Urs Leugger-Eggimann : Pour moi, la forêt est en premier lieu un habitat pour la faune, la flore et les êtres humains. J’ai naturellement conscience que les différentes utilisations de la forêt sont légitimes. Mais pour moi, c’est la biodiversité qui prime. Et c’est directement d’elle que dépend la production de bois utile, pour construire ou se chauffer. C’est aussi la biodiversité qui façonne la forêt comme lieu de détente.

Les spécialistes parlent souvent des tensions entre la protection et l’utilisation de la forêt. Qu’en pensez-vous ?

SB : Je ressens tout à fait cette tension. Dans l’économie forestière et l’industrie du bois, nous avons le sentiment que la protection de la forêt domine, au détriment de son utilisation. Parfois, nous nous demandons même s’il est encore possible de trouver une forêt exploitable.

ULE : Effectivement, je ressens aussi des tensions. Par exemple, lors de l’exploitation de la forêt, la question de l’argent joue un rôle majeur et la récolte de bois est donc réalisée de la manière la plus efficace possible. Or, prendre soin de la biodiversité requiert des méthodes d’exploitation plus douces, et donc plus onéreuses. Des discussions sont en cours pour trouver des solutions. Nous ne sommes pas constamment en train de nous disputer.

SB : Oui, il existe des points de friction, mais pas de clivage insurmontable.

Sissacherwald
La forêt de Sissach s’étend sur un contrefort du Jura, dans la partie supérieure de la région bâloise. À l’endroit où se trouvent Sandra Burlet et Urs Leugger-Eggimann, des arbres ont été abattus et récoltés deux ans auparavant. Désormais, on y voit, par exemple, pousser de petits épicéas ou des pins sur un sol couvert de graminées et de plantes variées.
© Severin Bigler/Lunax/BAFU

Parlons de cette parcelle : la récolte de bois a-t-elle eu un impact négatif ou positif sur la biodiversité ?

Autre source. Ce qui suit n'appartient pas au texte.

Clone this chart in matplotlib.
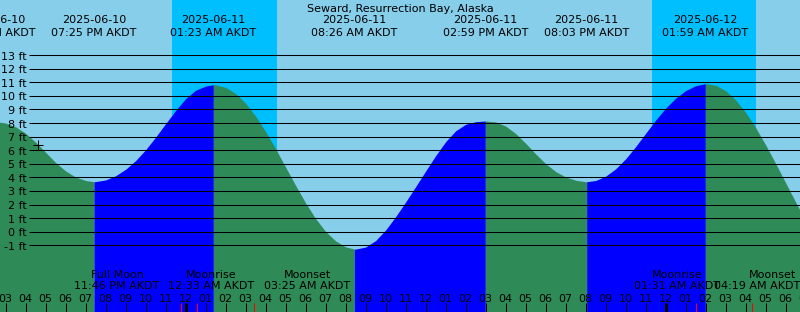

ULE : Il est impossible de répondre de manière aussi catégorique. La forêt suisse présente deux déficits. Premièrement, le manque de trouées forestières. Il est important d’intervenir sur certains sites pour laisser pénétrer la lumière et permettre à des espèces qui aiment la lumière de s’y installer. Deuxièmement, la forêt suisse manque d’arbres vieux ou morts. Ils sont souvent éliminés, alors qu’ils offrent un habitat précieux pour certains animaux. Sur cette parcelle, on voit bien que la lumière a favorisé la croissance des végétaux. Quant aux bénéfices en matière de biodiversité, je suis plus sceptique. La forte présence de résineux et la faible proportion de feuillus ne sont pas idéales. Si autrefois, nous n’avions pas planté des résineux en vue d’utiliser leur bois dans la construction, cette portion de forêt aurait aujourd’hui un autre aspect. Un plus grand nombre de feuillus apporterait davantage de lumière au sol et favoriserait donc la biodiversité.

La quantité de bois exploitable issue de la forêt suisse s’accroît chaque année d’environ 8 millions de mètres cubes. En 2022, bien la moitié de ce volume a été récoltée dans le pays. Pourquoi ne pas prélever davantage de bois ?

SB : Il convient de remettre ce chiffre en contexte. Là où la forêt est facilement exploitable, sur le Plateau par exemple, une grande partie du volume d’accroissement annuel est utilisée. Mais sur de nombreux sites, l’exploitation forestière est très difficile, voire dangereuse, et se révèle donc peu rentable. Voilà pourquoi la croissance annuelle de la forêt reste globalement supérieure aux volumes de bois récoltés.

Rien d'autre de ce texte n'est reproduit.